A guide to applying for your patent
6
Decision 1: Can I patent my invention?
A patent may be granted for a device or machine, a substance, a process or computer hardware and
software, and even some business methods - in short, almost anything commercially useful.
For a patent to be granted an invention must:
• Be a manner of manufacture. A patent may be granted only for a tangible invention. No matter
how ingenious or unusual they may be, you cannot patent artistic creations, mathematical
models, theories, ideas, schemes or purely mental processes.
• Be new (the legal term is ‘novel’), which means that the invention has not been publicly disclosed in
any form, anywhere in the world, either by yourself or another party. Examples of disclosures that
could show your invention is not new include published patent specifications (both Australian and
foreign), textbooks and technical journals, internet sites, or the sale or use in a public area (including
demonstrations) of a product in Australia.
• Involve an inventive step for a standard patent. The invention must not be an obvious thing to do to
someone with knowledge and experience in the technological field of the invention.
• Involve an innovative step for an innovation patent. There must be a difference between the
invention and what is known about that technology, and this difference must make a substantial
contribution to the working of the invention.
• Be useful. Your invention should do what you say it will do.
• Not have been secretly used by you or with your consent.
Valid patents must also meet other requirements of the Patents Act 1990, in particular:
• A sufficiently clear and complete description. It is extremely important that you put into the
description all the necessary information (including any drawings) about the technical details of
your invention so that others can make or perform your invention once your patent is no longer
in force.
• Claims and the description are for the same invention. The question asked is: are the claims
supported? For example, if your application described a solar cell, claims that make no mention of
light being converted to energy could be said to be not supported by the description because they
might cover other types of energy generators that were not part of the solar cell invention.
• Claims must define only one invention.
Patents or Designs – what’s the difference?
If you want to protect the way your invention works then patenting may be the most appropriate option,
but if the appearance of your product is important and innovative (rather than how it works), then a
registered design may be more appropriate.
For more information on registered designs our website.
A guide to applying for your patent
7
Decision 2: Should I patent my invention?
It’s futile patenting an invention unless you have a plan for commercialisation and can defend it against
infringement.
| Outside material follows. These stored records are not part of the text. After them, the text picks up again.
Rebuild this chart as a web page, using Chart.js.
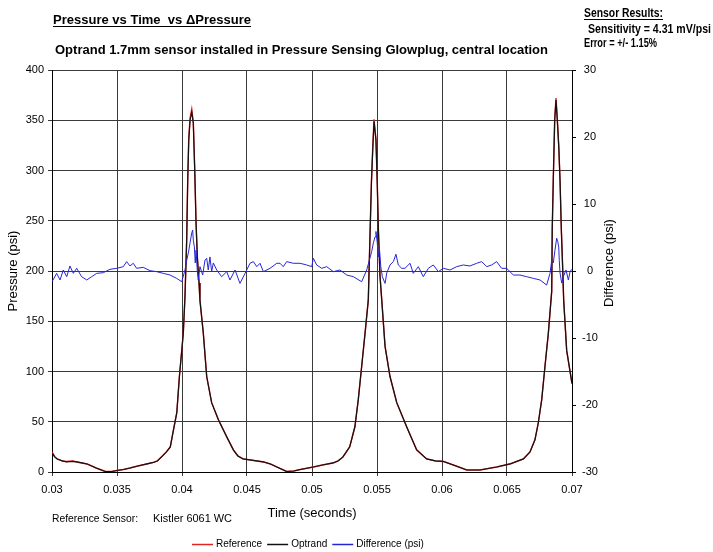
<!DOCTYPE html>
<html>
<head>
<meta charset="utf-8">
<script src="https://cdn.jsdelivr.net/npm/chart.js@4.4.1/dist/chart.umd.min.js"></script>
<style>
    html, body { margin: 0; padding: 0; background: #fff; }
    #chart { display: block; }
</style>
</head>
<body>
<canvas id="chart" width="713" height="552"></canvas>
<script>
// Time axis (seconds) for the pressure traces
const timeSec = [
    0.0300, 0.0302, 0.0304, 0.0308, 0.0311, 0.0316, 0.0319, 0.0323, 0.0327, 0.0334,
    0.0338, 0.0341, 0.0346, 0.0350, 0.0355, 0.0360, 0.0366, 0.0373, 0.0378, 0.0381,
    0.0385, 0.0388, 0.0391, 0.0393, 0.0396, 0.0398, 0.0401, 0.04023, 0.04036, 0.04044,
    0.04052, 0.04062, 0.04075, 0.04087, 0.04098, 0.04108, 0.04118, 0.04131, 0.04138, 0.04164,
    0.0419, 0.04228, 0.0428, 0.04344, 0.04395, 0.0443, 0.0447, 0.04575, 0.04626, 0.0468,
    0.04729, 0.04805, 0.0486, 0.0491, 0.0501, 0.0508, 0.05162, 0.0520, 0.05238, 0.0529,
    0.0533, 0.05356, 0.05382, 0.05408, 0.05433, 0.05445, 0.05457, 0.05467, 0.05477, 0.05492,
    0.05502, 0.0551, 0.05523, 0.05536, 0.05562, 0.0560, 0.05652, 0.05728, 0.05805, 0.05882,
    0.0595, 0.0601, 0.06087, 0.0614, 0.0619, 0.06292, 0.0642, 0.06523, 0.06626, 0.06677,
    0.06715, 0.06741, 0.06767, 0.06792, 0.06818, 0.06844, 0.06848, 0.06856, 0.06867, 0.06877,
    0.06887, 0.06898, 0.06908, 0.06918, 0.06928, 0.06936, 0.06959, 0.0700
];

// Optrand sensor pressure (psi)
const optrandPsi = [
    19, 15, 13, 11, 10, 10.5, 10, 9, 8, 4,
    2, 0.5, 0.5, 1.5, 2.5, 4, 6, 8, 9.5, 11,
    16, 20, 25, 39, 59, 95, 138, 175, 230, 290,
    330, 350, 358, 347, 300, 248, 214, 188, 171, 138,
    95, 69, 52, 35, 22, 16, 13, 11, 10, 8,
    5, 0.5, 1, 2.5, 5, 7, 9, 11, 15, 25,
    45, 72, 105, 138, 171, 230, 287, 320, 349, 330,
    287, 244, 195, 172, 125, 95, 69, 45, 22, 13,
    11, 10.5, 7, 4.5, 2, 2, 5, 8, 13, 20,
    32, 49, 72, 105, 138, 180, 241, 290, 350, 370,
    350, 324, 290, 241, 204, 171, 121, 88
];

// Kistler reference pressure (psi)
const referencePsi = [
    20, 15.5, 13, 11, 10.5, 11, 10, 9, 8, 4,
    2, 0.5, 0.5, 1.5, 2.5, 4, 6, 8, 9.5, 11,
    16, 20, 25, 39, 59, 95, 138, 175, 231, 291,
    332, 352, 361, 348, 301, 248, 214, 188, 171, 138,
    95, 69, 52, 35, 22, 16, 13, 11, 10, 8,
    5, 0.5, 1, 2.5, 5, 7, 9, 11, 15, 25,
    45, 72, 105, 138, 171, 230, 288, 322, 351, 331,
    287, 244, 195, 172, 125, 95, 69, 45, 22, 13,
    11, 10.5, 7, 4.5, 2, 2, 5, 8, 13, 20,
    32, 49, 72, 105, 138, 180, 242, 291, 352, 372,
    351, 325, 290, 241, 204, 171, 121, 88
];

// Difference trace (psi), own time base
const diffTime = [
    0.0300, 0.03036, 0.03062, 0.03087, 0.03113, 0.03138, 0.03164, 0.0319, 0.03228, 0.03267,
    0.03305, 0.03344, 0.03395, 0.03446, 0.03498, 0.03549, 0.03574, 0.0360, 0.03625, 0.03651,
    0.03702, 0.03754, 0.03805, 0.03856, 0.03908, 0.03959, 0.03998, 0.04023, 0.04036, 0.04049,
    0.04062, 0.04075, 0.04082, 0.04087, 0.04095, 0.04102, 0.04108, 0.04118, 0.04125, 0.04138,
    0.04159, 0.04177, 0.0419, 0.04202, 0.04215, 0.04228, 0.04241, 0.04267, 0.04305, 0.04344,
    0.04369, 0.04408, 0.04446, 0.04485, 0.04523, 0.04549, 0.04575, 0.0460, 0.04626, 0.04677,
    0.04729, 0.04754, 0.04779, 0.04805, 0.04856, 0.04908, 0.04959, 0.04998, 0.0501, 0.05036,
    0.05075, 0.05113, 0.05164, 0.05215, 0.05267, 0.05318, 0.05382, 0.05421, 0.05441, 0.05459,
    0.05472, 0.05485, 0.05492, 0.05502, 0.0551, 0.05518, 0.05529, 0.05541, 0.05562, 0.05575,
    0.0560, 0.05626, 0.05646, 0.05664, 0.0569, 0.05715, 0.05754, 0.05779, 0.05818, 0.05856,
    0.05895, 0.05933, 0.05972, 0.0601, 0.06062, 0.06113, 0.06164, 0.06215, 0.06267, 0.06305,
    0.06344, 0.06382, 0.0642, 0.06459, 0.06497, 0.06549, 0.0660, 0.06651, 0.06703, 0.06754,
    0.06805, 0.06831, 0.06844, 0.06856, 0.06869, 0.06882, 0.0689, 0.06898, 0.06902, 0.06908,
    0.06921, 0.06933, 0.06954, 0.06972, 0.06985, 0.06998
];

const diffPsi = [
    -1.6, -0.35, -1.34, 0.15, -0.85, 0.75, -0.35, 0.4, -0.85, -1.34,
    -0.85, -0.35, -0.25, 0.25, 0.4, 0.65, 1.4, 0.75, 1.15, 0.4,
    0.55, 0.05, -0.1, -0.35, -0.6, -1.1, -1.6, 0.15, 1.6, 2.7,
    4.2, 5.7, 6.1, 4.6, 3.6, 1.2, 3.1, -0.1, -1.35, 0.65,
    -0.6, 1.65, 1.9, 0.15, 2.1, -0.1, 1.2, 0.15, -0.85, -0.1,
    -1.34, 0.15, -1.85, -0.35, 1.15, 1.4, 0.65, 1.15, -0.1, 0.4,
    1.15, 1.15, 0.65, 1.4, 1.15, 1.15, 0.9, 0.65, 1.9, 0.9,
    0.4, 0.65, -0.1, 0.15, -0.6, -0.85, -1.6, 0.15, 1.6, 2.9,
    4.2, 5.1, 5.9, 4.2, 2.1, 3.6, 0.65, -0.85, -1.85, -0.3,
    0.9, 1.4, 2.5, 0.9, 0.4, 0.4, 1.15, -0.35, 0.65, -0.85,
    0.4, 0.9, -0.1, 0.4, 0.15, 0.65, 0.9, 0.75, 1.15, 1.4,
    0.65, 0.9, 1.4, 0.4, 0.4, -0.6, -0.6, -0.85, -1.1, -1.34,
    -2.1, -0.35, 1.6, 1.2, 3.1, 4.9, 4.4, 3.6, 1.6, -0.3,
    -1.8, -0.85, 0.15, -1.35, -0.1, 0.25
];

const FONT = '"Liberation Sans", Arial, sans-serif';
Chart.defaults.font.family = FONT;
Chart.defaults.color = '#000';

const toPoints = (xs, ys) => xs.map((x, i) => ({ x, y: ys[i] }));

/**
 * Draw text squeezed/stretched to a target width
 */
function fitText(ctx, text, x, y, width, font, underline) {
    ctx.save();
    ctx.font = font;
    ctx.textBaseline = 'middle';
    ctx.textAlign = 'left';
    const w = ctx.measureText(text).width;
    const sx = Math.max(0.7, Math.min(1.3, width / w));
    ctx.translate(x, y);
    ctx.scale(sx, 1);
    ctx.fillText(text, 0, 0);
    ctx.restore();
    if (underline) {
        ctx.save();
        ctx.strokeStyle = '#000';
        ctx.lineWidth = 1;
        ctx.beginPath();
        ctx.moveTo(x, underline + 0.5);
        ctx.lineTo(x + width, underline + 0.5);
        ctx.stroke();
        ctx.restore();
    }
}

// Headings, notes, right axis title and legend
const annotations = {
    id: 'annotations',
    afterDraw(chart) {
        const ctx = chart.ctx;
        ctx.fillStyle = '#000';
        fitText(ctx, 'Pressure vs Time  vs \u0394Pressure', 53, 20, 198, 'bold 13px ' + FONT, 26);
        fitText(ctx, 'Optrand 1.7mm sensor installed in Pressure Sensing Glowplug, central location', 55, 50, 493, 'bold 13px ' + FONT);
        fitText(ctx, 'Sensor Results:', 584, 14, 79, 'bold 12px ' + FONT, 19);
        fitText(ctx, 'Sensitivity = 4.31 mV/psi', 588, 30, 123, 'bold 12px ' + FONT);
        fitText(ctx, 'Error = +/- 1.15%', 584, 44, 73, 'bold 12px ' + FONT);
        fitText(ctx, 'Reference Sensor:', 52, 519, 86, '10px ' + FONT);
        fitText(ctx, 'Kistler 6061 WC', 153, 519, 79, '10px ' + FONT);

        // right axis title, reading bottom to top
        ctx.save();
        ctx.font = '13px ' + FONT;
        ctx.textAlign = 'center';
        ctx.textBaseline = 'middle';
        ctx.translate(609, 263);
        ctx.rotate(-Math.PI / 2);
        ctx.fillText('Difference (psi)', 0, 0);
        ctx.restore();

        // legend
        ctx.save();
        ctx.font = '10px ' + FONT;
        ctx.textBaseline = 'middle';
        let x = 192;
        const y = 544;
        chart.data.datasets.forEach(ds => {
            ctx.strokeStyle = ds.borderColor;
            ctx.lineWidth = 1.5;
            ctx.beginPath();
            ctx.moveTo(x, y + 0.5);
            ctx.lineTo(x + 21, y + 0.5);
            ctx.stroke();
            ctx.fillStyle = '#000';
            ctx.fillText(ds.label, x + 24, y);
            x += 24 + ctx.measureText(ds.label).width + 5;
        });
        ctx.restore();
    }
};

const ctx = document.getElementById('chart').getContext('2d');
new Chart(ctx, {
    type: 'line',
    data: {
        datasets: [
            {
                label: 'Reference',
                data: toPoints(timeSec, referencePsi),
                borderColor: '#e02424',
                borderWidth: 1.4,
                pointRadius: 0,
                yAxisID: 'y',
                order: 2
            },
            {
                label: 'Optrand',
                data: toPoints(timeSec, optrandPsi),
                borderColor: '#111111',
                borderWidth: 1.2,
                pointRadius: 0,
                yAxisID: 'y',
                order: 1
            },
            {
                label: 'Difference (psi)',
                data: toPoints(diffTime, diffPsi),
                borderColor: '#2626d6',
                borderWidth: 1,
                pointRadius: 0,
                yAxisID: 'y2',
                order: 0
            }
        ]
    },
    options: {
        responsive: false,
        animation: false,
        events: [],
        layout: { padding: { top: 70, left: 0, right: 101, bottom: 0 } },
        plugins: {
            legend: { display: false },
            tooltip: { enabled: false }
        },
        scales: {
            x: {
                type: 'linear',
                min: 0.03,
                max: 0.07,
                ticks: {
                    stepSize: 0.005,
                    font: { size: 11 },
                    padding: 7,
                    maxRotation: 0,
                    callback: v => String(parseFloat(v.toFixed(4)))
                },
                grid: { color: '#3a3a3a', tickLength: 4 },
                border: { color: '#000' },
                title: {
                    display: true,
                    text: 'Time (seconds)',
                    font: { size: 13 },
                    padding: { top: 0, bottom: 31 }
                },
                afterFit: scale => { scale.height = 80; }
            },
            y: {
                position: 'left',
                min: 0,
                max: 400,
                ticks: { stepSize: 50, font: { size: 11 }, padding: 4 },
                grid: { color: '#3a3a3a', tickLength: 4 },
                border: { color: '#000' },
                title: {
                    display: true,
                    text: 'Pressure (psi)',
                    font: { size: 13 },
                    padding: { top: 6, bottom: 0 }
                },
                afterFit: scale => { scale.width = 52; }
            },
            y2: {
                position: 'right',
                min: -30,
                max: 30,
                ticks: { stepSize: 10, font: { size: 11 }, padding: 6, crossAlign: 'center' },
                grid: { drawOnChartArea: false, color: '#000', tickLength: 4 },
                border: { color: '#000' },
                afterFit: scale => { scale.width = 40; }
            }
        }
    },
    plugins: [annotations]
});
</script>
</body>
</html>
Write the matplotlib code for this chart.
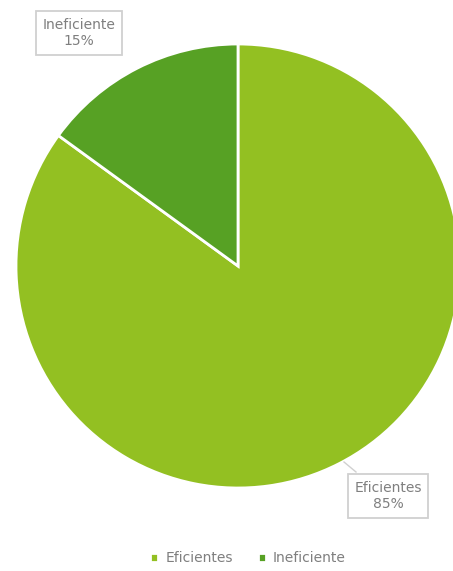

A patent should be considered simply as a ‘barbed wire fence’ around your property. It’s not
bullet proof and requires maintenance, but it does send a strong signal to potential trespassers.
You should strongly consider patenting if:
• the possibility of commercial returns outweighs the time, effort and money required to acquire
and maintain a patent
• the limited monopoly a patent offers would help mitigate the risks of IP theft in the markets you
are interested in
• you have the resources to manage your intellectual property
• a thorough search reveals no other similar technology
• you own the invention and have kept it a secret.
Filing your application via a patent attorney can greatly reduce the risk of serious mistakes and improve
the commercial value of your patent.
There are several reasons why you may not want to file a patent. Being first to market may be worth
more to you than a patent. Lodging a patent tells the whole world what you’re working on. Some
inventors of products with short life-cycles often seek to establish a market leader position before
competitors can react. In these cases a trade mark may be a valuable asset as it protects the name of
the product and the values consumers relate to that name.
For inventions with a limited market value, the cost of getting and maintaining a patent may not be
justified. Your invention may have a limited market or may only be useful in countries where it’s difficult to
secure patent protection.
Even if your invention is patentable, keeping a trade secret via confidentiality agreements can sometimes
be a better strategy. The main benefit of trade secrecy is that it can exist for as long as the information
remains confidential, whereas patents and designs have a limited monopoly term. This type of strategy
is only worthwhile if the product is difficult to reverse engineer (which means that it is difficult to find out
exactly how it is manufactured).
If your invention is new, not publicly disclosed and has commercial potential, then you are ready to
consider what type of patent will suit your needs.